Nigerians will have to find a way to do away with the present system of godfatherism—an archaic, corrupt practice in which individuals with lots of money and time to spare (many of them half-baked, poorly educated thugs) sponsor their chosen candidates and push them right through to the desired political position, bribing, threatening, and, on occasion, murdering any opposition in the process. We will have to make sure that the electoral body overseeing elections is run by widely respected and competent officials chosen by a nonpartisan group free of governmental influence or interference. Finally, we have to find a way to open up the political process to every Nigerian citizen. Today we have a system where only those individuals with the means of capital and who can both pay the exorbitant application fee and fund a political campaign can vie for the presidency. It would not surprise any close observer to discover that in this inane system, the same unsavory characters who have destroyed the country and looted the treasury and the nation blind are the ones able to run for the presidency!

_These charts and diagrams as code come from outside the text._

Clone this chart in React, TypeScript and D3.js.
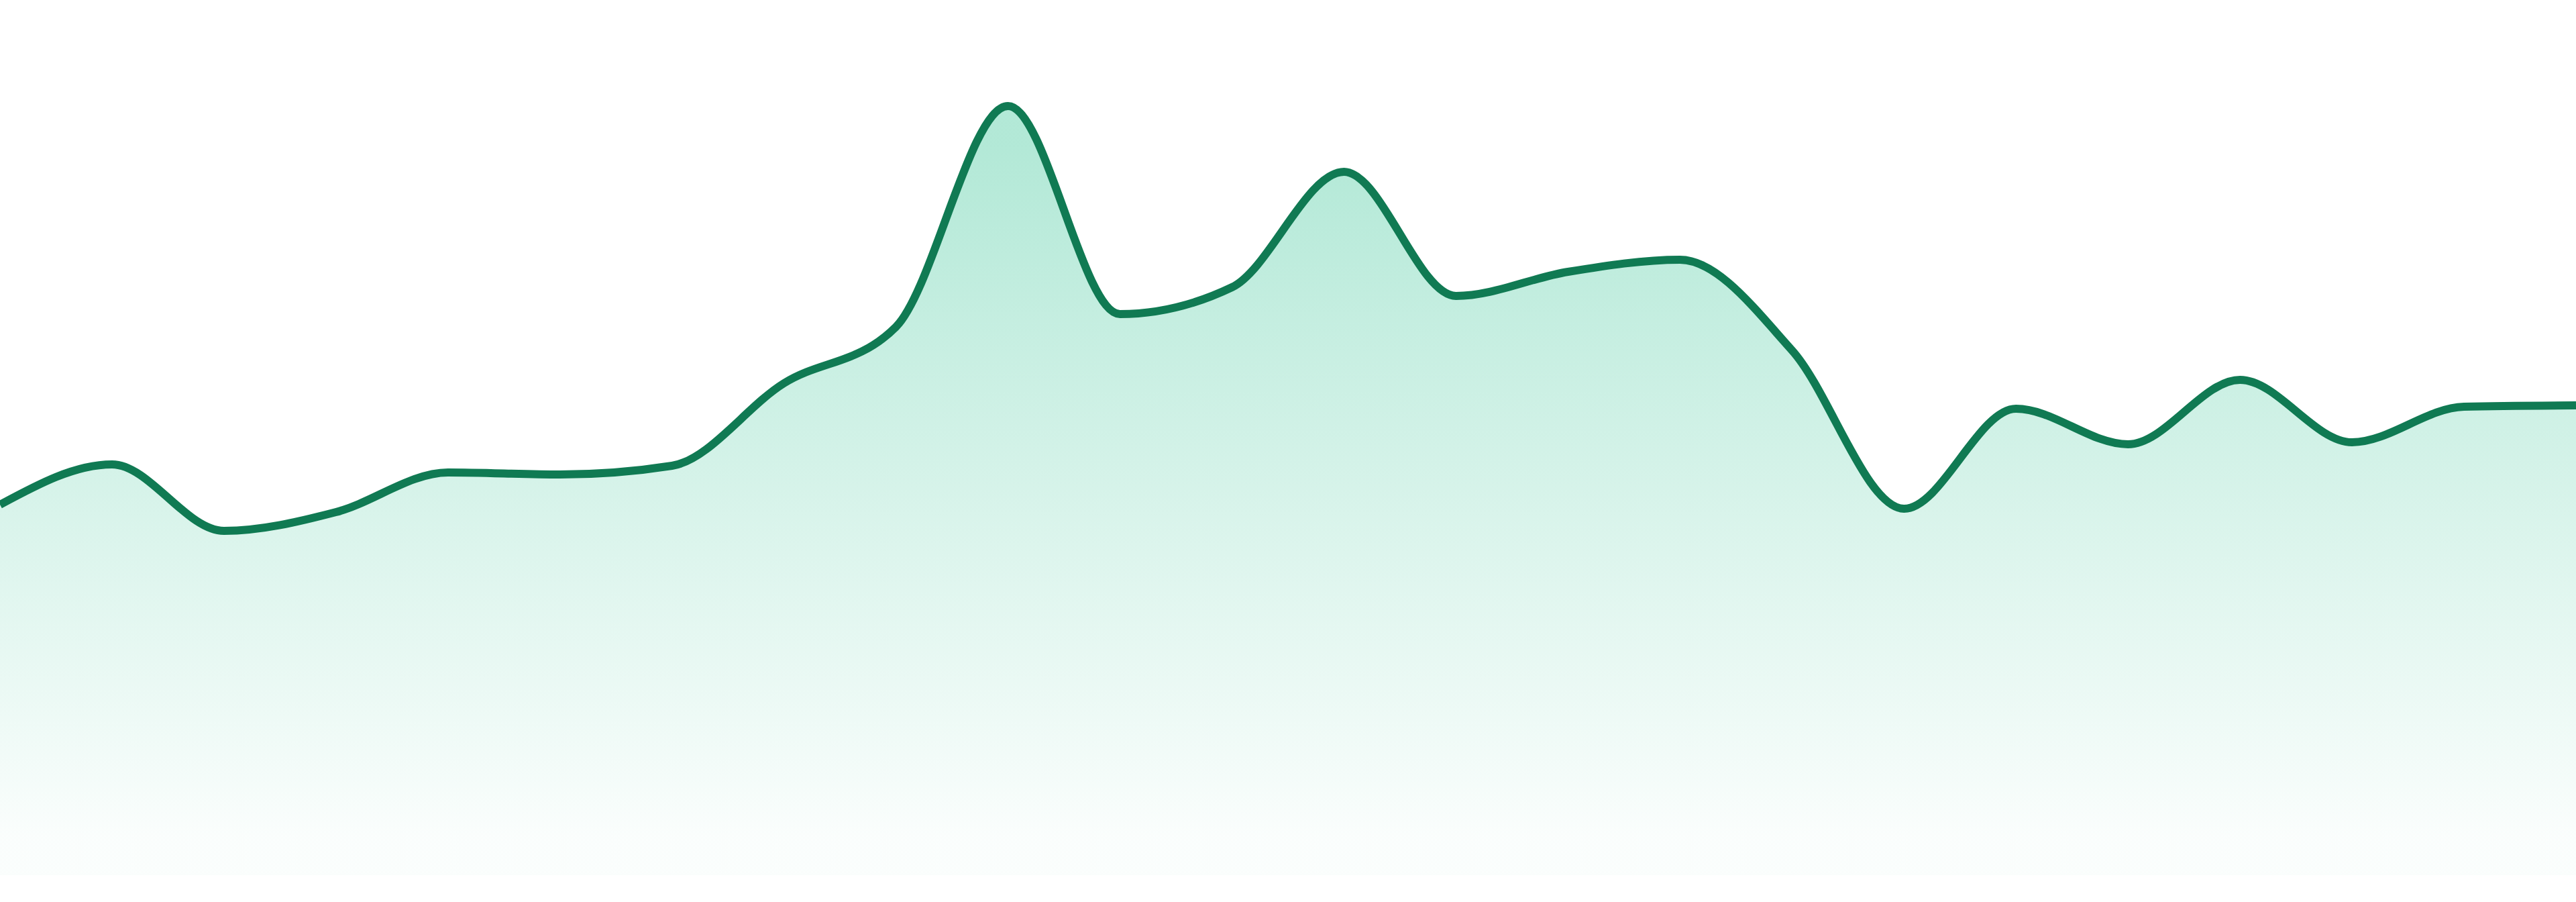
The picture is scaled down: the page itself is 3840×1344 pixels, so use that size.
import { useEffect, useRef } from "react";
import * as d3 from "d3";

// One reading per step, left to right
const steps = d3.range(24);
const values = [
  55.2, 61.2, 51.3, 54.1, 60.0, 59.7, 61.0, 73.3, 81.7, 114.6, 83.6, 87.6,
  104.8, 86.3, 89.9, 91.7, 78.2, 54.6, 69.5, 64.2, 73.8, 64.5, 69.8, 70.0,
];

const width = 3840;
const height = 1344;
const bottom = 1304;

export default function App() {
  const svgRef = useRef<SVGSVGElement>(null);

  useEffect(() => {
    document.body.style.margin = "0";
    if (!svgRef.current) return;

    const svg = d3.select(svgRef.current);
    svg.selectAll("*").remove();

    const x = d3
      .scaleLinear()
      .domain([0, steps.length - 1])
      .range([0, width]);

    const y = d3.scaleLinear().domain([0, 130]).range([bottom, 4]);

    const data = steps.map((s, i) => ({ s, v: values[i] }));

    // Gradient fill under the line
    const defs = svg.append("defs");
    const grad = defs
      .append("linearGradient")
      .attr("id", "areaFill")
      .attr("x1", 0)
      .attr("y1", 0)
      .attr("x2", 0)
      .attr("y2", 1);
    grad
      .append("stop")
      .attr("offset", "5%")
      .attr("stop-color", "#10b981")
      .attr("stop-opacity", 0.32);
    grad
      .append("stop")
      .attr("offset", "95%")
      .attr("stop-color", "#10b981")
      .attr("stop-opacity", 0.02);

    const area = d3
      .area<{ s: number; v: number }>()
      .x((d) => x(d.s))
      .y0(bottom)
      .y1((d) => y(d.v))
      .curve(d3.curveMonotoneX);

    const line = d3
      .line<{ s: number; v: number }>()
      .x((d) => x(d.s))
      .y((d) => y(d.v))
      .curve(d3.curveMonotoneX);

    svg
      .append("path")
      .datum(data)
      .attr("d", area)
      .attr("fill", "url(#areaFill)");

    svg
      .append("path")
      .datum(data)
      .attr("d", line)
      .attr("fill", "none")
      .attr("stroke", "#107a53")
      .attr("stroke-width", 12)
      .attr("stroke-linejoin", "round");
  }, []);

  return (
    <svg
      ref={svgRef}
      width={width}
      height={height}
      viewBox={`0 0 ${width} ${height}`}
      style={{ display: "block", background: "#fff" }}
    />
  );
}
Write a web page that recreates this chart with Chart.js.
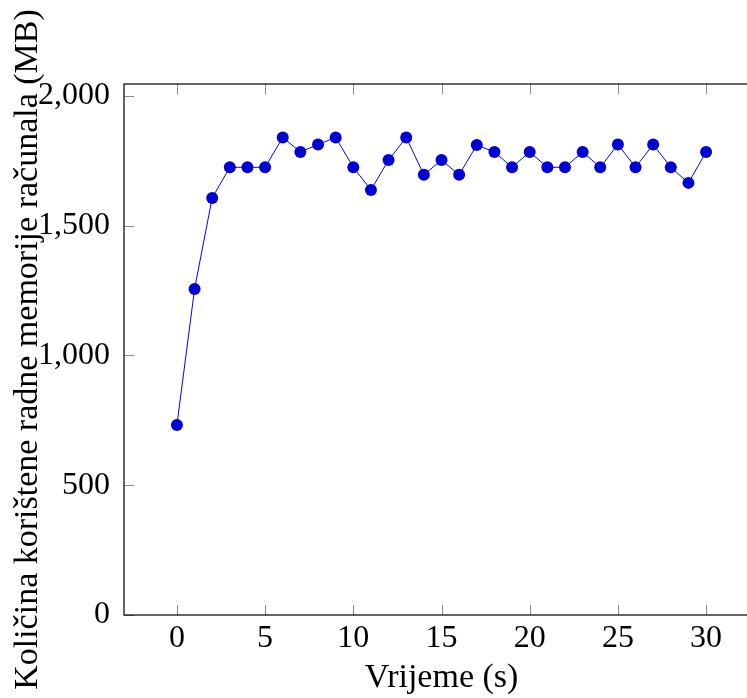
<!DOCTYPE html>
<html>
<head>
<meta charset="utf-8">
<script src="https://cdn.jsdelivr.net/npm/chart.js@4"></script>
<style>
  html, body { margin: 0; padding: 0; background: #fff; overflow: hidden; }
  #wrap { width: 747px; height: 698px; overflow: hidden; }
</style>
</head>
<body>
<div id="wrap"><canvas id="myChart" width="772" height="698"></canvas></div>
<script>
// seconds 0..30
const seconds = [0, 1, 2, 3, 4, 5, 6, 7, 8, 9, 10, 11, 12, 13, 14, 15, 16, 17, 18, 19, 20, 21, 22, 23, 24, 25, 26, 27, 28, 29, 30];
// used memory in MB
const memoryMB = [732, 1256, 1607, 1725, 1725, 1725, 1840, 1784, 1813, 1840, 1725, 1638, 1753, 1840, 1696, 1753, 1696, 1811, 1784, 1725, 1784, 1725, 1725, 1784, 1725, 1813, 1725, 1813, 1725, 1665, 1784];
const xTickValues = [0, 5, 10, 15, 20, 25, 30];
const yTickValues = [0, 500, 1000, 1500, 2000];

const serif = "'Liberation Serif', 'DejaVu Serif', serif";

// box around the plot area plus inward ticks on all four sides
const frame = {
  id: 'frame',
  afterDraw(chart) {
    const { ctx, chartArea: a, scales } = chart;
    const len = 10;
    ctx.save();
    ctx.strokeStyle = '#8c8c8c';
    ctx.lineWidth = 1;
    ctx.beginPath();
    xTickValues.forEach(v => {
      const px = Math.round(scales.x.getPixelForValue(v)) + 0.5;
      ctx.moveTo(px, a.bottom); ctx.lineTo(px, a.bottom - len);
      ctx.moveTo(px, a.top); ctx.lineTo(px, a.top + len);
    });
    yTickValues.forEach(v => {
      const py = Math.round(scales.y.getPixelForValue(v)) + 0.5;
      ctx.moveTo(a.left, py); ctx.lineTo(a.left + len, py);
      ctx.moveTo(a.right, py); ctx.lineTo(a.right - len, py);
    });
    ctx.stroke();
    ctx.strokeStyle = '#000';
    ctx.lineWidth = 1.2;
    ctx.strokeRect(a.left, a.top, a.right - a.left, a.bottom - a.top);
    ctx.restore();
  }
};

const ctx = document.getElementById('myChart').getContext('2d');
const myChart = new Chart(ctx, {
  type: 'line',
  data: {
    datasets: [
      {
        data: seconds.map((s, i) => ({ x: s, y: memoryMB[i] })),
        borderColor: '#0000ff',
        borderWidth: 1,
        backgroundColor: '#0000d4',
        pointBackgroundColor: '#0000d4',
        pointBorderColor: '#0000d4',
        pointRadius: 6,
        pointBorderWidth: 0,
        tension: 0,
      },
    ],
  },
  options: {
    responsive: false,
    animation: false,
    layout: { padding: { top: 84, right: 13, left: 0, bottom: 0 } },
    plugins: {
      legend: { display: false },
      tooltip: { enabled: false },
    },
    scales: {
      x: {
        type: 'linear',
        min: -3,
        max: 33,
        afterBuildTicks: s => { s.ticks = xTickValues.map(v => ({ value: v })); },
        afterFit: s => { s.height = 83; },
        grid: { display: true, drawOnChartArea: false, drawTicks: false },
        border: { display: false },
        ticks: {
          padding: 4,
          color: '#000',
          maxRotation: 0,
          font: { family: serif, size: 32 },
        },
        title: {
          display: true,
          text: 'Vrijeme (s)',
          color: '#000',
          padding: { top: 0, bottom: 0 },
          font: { family: serif, size: 34, lineHeight: 1.2 },
        },
      },
      y: {
        type: 'linear',
        min: 0,
        max: 2046,
        afterBuildTicks: s => { s.ticks = yTickValues.map(v => ({ value: v })); },
        afterFit: s => { s.width = 124; },
        grid: { display: true, drawOnChartArea: false, drawTicks: false },
        border: { display: false },
        ticks: {
          padding: 14,
          color: '#000',
          font: { family: serif, size: 32 },
          callback: function (value) {
            return value.toLocaleString('en-US');
          },
        },
        title: {
          display: true,
          text: 'Količina korištene radne memorije računala (MB)',
          color: '#000',
          padding: { top: 8, bottom: 0 },
          font: { family: serif, size: 34, lineHeight: 1.2 },
        },
      },
    },
  },
  plugins: [frame],
});
</script>
</body>
</html>
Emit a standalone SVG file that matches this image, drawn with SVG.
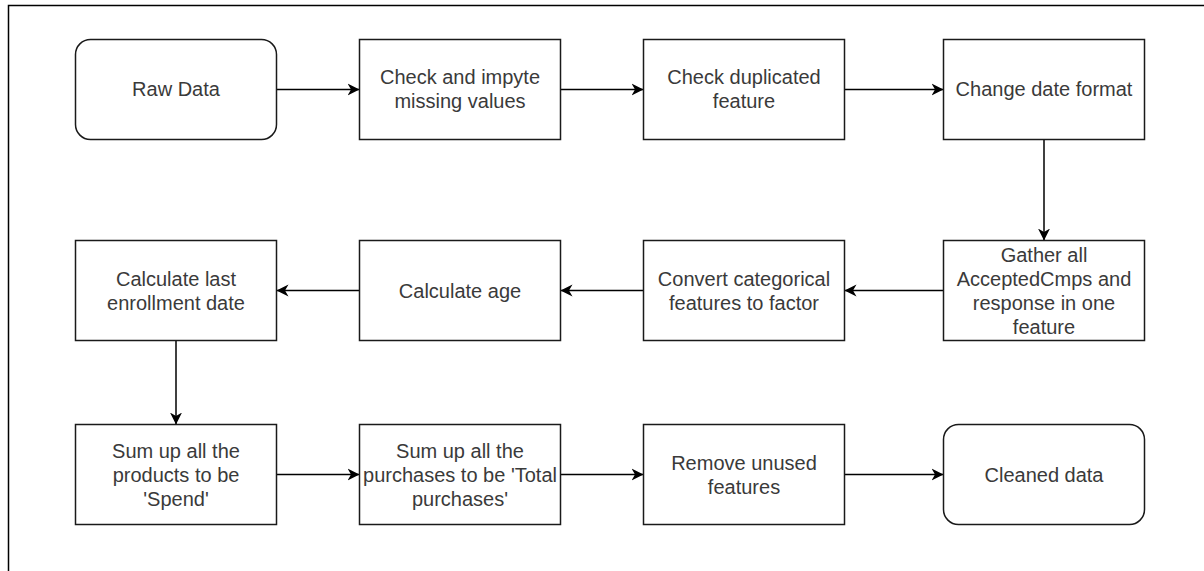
<svg xmlns="http://www.w3.org/2000/svg" width="1204" height="571" viewBox="0 0 1204 571">
<style>
.box{fill:#fff;stroke:#1a1a1a;stroke-width:1.5}
.lbl{font-family:"Liberation Sans",Arial,sans-serif;font-size:20px;fill:#3a3a3a;text-anchor:middle}
.edge{fill:none;stroke:#000;stroke-width:1.5}
</style>
<defs>
<marker id="arr" markerUnits="userSpaceOnUse" markerWidth="14" markerHeight="14" viewBox="0 -7 14 14" refX="12" refY="0" orient="auto">
<path d="M0,-6 L12,0 L0,6 L3.5,0 Z" fill="#000"/>
</marker>
</defs>
<rect width="1204" height="571" fill="#fff"/>
<path d="M8.5,571 V5.5 H1204" fill="none" stroke="#000" stroke-width="1.5"/>
<g id="connectors">
<path class="edge" d="M276.5,89.5 H359.5" marker-end="url(#arr)"/>
<path class="edge" d="M560.5,89.5 H643.5" marker-end="url(#arr)"/>
<path class="edge" d="M844.5,89.5 H943.5" marker-end="url(#arr)"/>
<path class="edge" d="M1044,139.5 V240.5" marker-end="url(#arr)"/>
<path class="edge" d="M943.5,290.5 H844.5" marker-end="url(#arr)"/>
<path class="edge" d="M643.5,290.5 H560.5" marker-end="url(#arr)"/>
<path class="edge" d="M359.5,290.5 H276.5" marker-end="url(#arr)"/>
<path class="edge" d="M176,340.5 V424.5" marker-end="url(#arr)"/>
<path class="edge" d="M276.5,474.5 H359.5" marker-end="url(#arr)"/>
<path class="edge" d="M560.5,474.5 H643.5" marker-end="url(#arr)"/>
<path class="edge" d="M844.5,474.5 H943.5" marker-end="url(#arr)"/>
</g>
<g id="raw-data">
<rect class="box" x="75.5" y="39.5" width="201" height="100" rx="15"/>
<text class="lbl" x="176" y="96">Raw Data</text>
</g>
<g id="check-impute">
<rect class="box" x="359.5" y="39.5" width="201" height="100"/>
<text class="lbl" x="460" y="84">Check and impyte</text>
<text class="lbl" x="460" y="108">missing values</text>
</g>
<g id="check-duplicated">
<rect class="box" x="643.5" y="39.5" width="201" height="100"/>
<text class="lbl" x="744" y="84">Check duplicated</text>
<text class="lbl" x="744" y="108">feature</text>
</g>
<g id="change-date">
<rect class="box" x="943.5" y="39.5" width="201" height="100"/>
<text class="lbl" x="1044" y="96">Change date format</text>
</g>
<g id="gather">
<rect class="box" x="943.5" y="240.5" width="201" height="100"/>
<text class="lbl" x="1044" y="261.5">Gather all</text>
<text class="lbl" x="1044" y="285.5">AcceptedCmps and</text>
<text class="lbl" x="1044" y="309.5">response in one</text>
<text class="lbl" x="1044" y="333.5">feature</text>
</g>
<g id="convert-categorical">
<rect class="box" x="643.5" y="240.5" width="201" height="100"/>
<text class="lbl" x="744" y="285.5">Convert categorical</text>
<text class="lbl" x="744" y="309.5">features to factor</text>
</g>
<g id="calc-age">
<rect class="box" x="359.5" y="240.5" width="201" height="100"/>
<text class="lbl" x="460" y="297.5">Calculate age</text>
</g>
<g id="calc-enrollment">
<rect class="box" x="75.5" y="240.5" width="201" height="100"/>
<text class="lbl" x="176" y="285.5">Calculate last</text>
<text class="lbl" x="176" y="309.5">enrollment date</text>
</g>
<g id="sum-spend">
<rect class="box" x="75.5" y="424.5" width="201" height="100"/>
<text class="lbl" x="176" y="457.5">Sum up all the</text>
<text class="lbl" x="176" y="481.5">products to be</text>
<text class="lbl" x="176" y="505.5">'Spend'</text>
</g>
<g id="sum-purchases">
<rect class="box" x="359.5" y="424.5" width="201" height="100"/>
<text class="lbl" x="460" y="457.5">Sum up all the</text>
<text class="lbl" x="460" y="481.5">purchases to be 'Total</text>
<text class="lbl" x="460" y="505.5">purchases'</text>
</g>
<g id="remove-unused">
<rect class="box" x="643.5" y="424.5" width="201" height="100"/>
<text class="lbl" x="744" y="469.5">Remove unused</text>
<text class="lbl" x="744" y="493.5">features</text>
</g>
<g id="cleaned-data">
<rect class="box" x="943.5" y="424.5" width="201" height="100" rx="15"/>
<text class="lbl" x="1044" y="481.5">Cleaned data</text>
</g>
</svg>
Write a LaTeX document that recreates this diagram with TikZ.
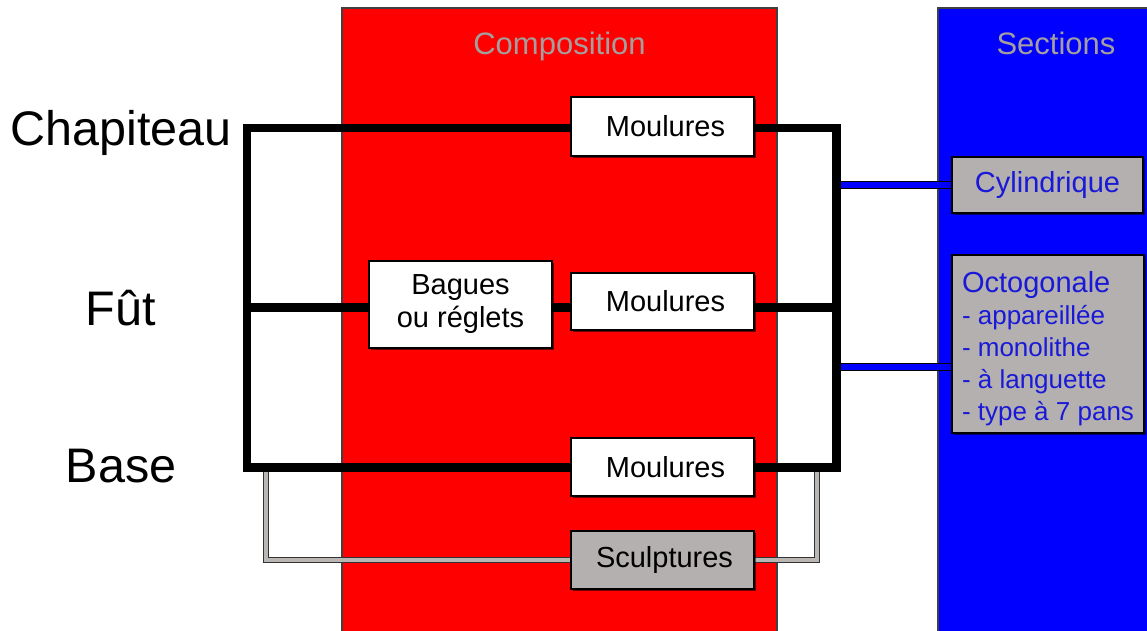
\documentclass[tikz,border=0pt]{standalone}
\usepackage{fontspec}
\setmainfont{Liberation Sans}
\usetikzlibrary{shadows}
\definecolor{panelred}{RGB}{255,0,0}
\definecolor{panelblue}{RGB}{0,0,255}
\definecolor{boxgrey}{RGB}{180,176,175}
\definecolor{textblue}{RGB}{25,25,215}
\definecolor{titlegrey}{RGB}{165,158,158}
\definecolor{linkgrey}{RGB}{185,182,180}
\pgfdeclarelayer{panels}
\pgfdeclarelayer{links}
\pgfsetlayers{panels,links,main}
\begin{document}
\begin{tikzpicture}[x=1pt,y=-1pt,
  partbox/.style={draw=black, line width=1.3pt, fill=white, minimum width=183pt,
    inner sep=0pt, font=\fontsize{29}{33}\selectfont, align=center,
    drop shadow={shadow xshift=2pt, shadow yshift=-2pt, opacity=0.55, fill=black}},
  greybox/.style={partbox, fill=boxgrey},
  secbox/.style={greybox, text=textblue},
  partlabel/.style={font=\fontsize{48.5}{52}\selectfont, anchor=base},
  paneltitle/.style={font=\fontsize{31}{34}\selectfont, text=titlegrey, anchor=base},
  panel/.style={draw=black!75, line width=1.5pt},
  trunk/.style={line width=8.5pt, line join=miter, line cap=rect},
  bluelink/.style={draw=black, line width=1.3pt, double=panelblue, double distance=5.5pt},
  greylink/.style={draw=black!80, line width=1.2pt, double=linkgrey, double distance=4pt, line join=miter},
]
\useasboundingbox (0,0) rectangle (1147,630);
\clip (0,0) rectangle (1147,630);

% panels
\begin{pgfonlayer}{panels}
\draw[panel, fill=panelred] (342,8) rectangle (777,645);
\draw[panel, fill=panelblue] (938,8) rectangle (1165,645);
\end{pgfonlayer}

% titles
\node[paneltitle] (comp) at (559.5,54) {Composition};
\node[paneltitle] (sect) at (1056,54) {Sections};

% row labels
\node[partlabel] (chap) at (121,145) {Chapiteau};
\node[partlabel] (fut) at (121,325) {Fût};
\node[partlabel] (base) at (121,482) {Base};

% boxes
\node[partbox, minimum height=59pt] (m1) at (662.5,126.5) {\hspace*{6pt}Moulures};
\node[partbox, minimum height=87pt] (bag) at (460.5,304.5) {Bagues\\ou réglets};
\node[partbox, minimum height=57pt] (m2) at (662.5,301.5) {\hspace*{6pt}Moulures};
\node[partbox, minimum height=58pt] (m3) at (662.5,467) {\hspace*{6pt}Moulures};
\node[greybox, minimum height=58pt] (scu) at (662.5,560) {\hspace*{4pt}Sculptures};
\node[secbox, minimum width=191pt, minimum height=56pt] (cyl) at (1047.5,185) {Cylindrique};
\node[secbox, minimum width=192pt, minimum height=178pt, align=left,
  font=\fontsize{26}{32}\selectfont] (oct) at (1048,344)
  {\rule{0pt}{31pt}{\fontsize{29}{32}\selectfont Octogonale}\\- appareillée\\- monolithe\\- à languette\\- type à 7 pans};

% junction points
\coordinate (tl) at (247,128);
\coordinate (bl) at (247,467.5);
\coordinate (tr) at (836.5,128);
\coordinate (br) at (836.5,467.5);
\coordinate (ml) at (247,307.5);
\coordinate (mr) at (836.5,307.5);
\coordinate (c1) at (836.5,185);
\coordinate (c2) at (836.5,367);
\coordinate (sl) at (266,467.5);
\coordinate (sr) at (817,467.5);

% connectors
\begin{pgfonlayer}{links}
\draw[greylink] (sl) |- (scu.west);
\draw[greylink] (sr) |- (scu.east);
\draw[bluelink] (c1) -- (cyl.west);
\draw[bluelink] (c2) -- (c2 -| oct.west);
\draw[trunk] (tl -| m1.west) -- (tl) -- (bl) -- (bl -| m3.west);
\draw[trunk] (tr -| m1.east) -- (tr) -- (br) -- (br -| m3.east);
\draw[trunk] (ml) -- (ml -| bag.west);
\draw[trunk] (bag.east |- ml) -- (ml -| m2.west);
\draw[trunk] (m2.east |- ml) -- (mr);
\end{pgfonlayer}
\end{tikzpicture}
\end{document}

The question of choice in selecting a leader in Nigeria is often an academic exercise, due to the election rigging, violence, and intimidation of the general public, particularly by those in power, but also by those with the means—the rich and influential. There is also the unpleasant factor of the violence associated with partisan politics that is often designed to keep balanced, well-educated, fair-minded Nigerians away. So it can be said that the masses—the followership we are concerned about—don’t really have a choice of leadership, because there’s not a true democratic process.”

Achebe sees some hope for Nigeria, in its youth, who he believes are tired of the corruption and anarchy around them. But he does not see change coming quickly or easily. This book is not just a memoir of Biafra, it is a lament for a country that could be great, but has not risen to the challenge of modern statehood.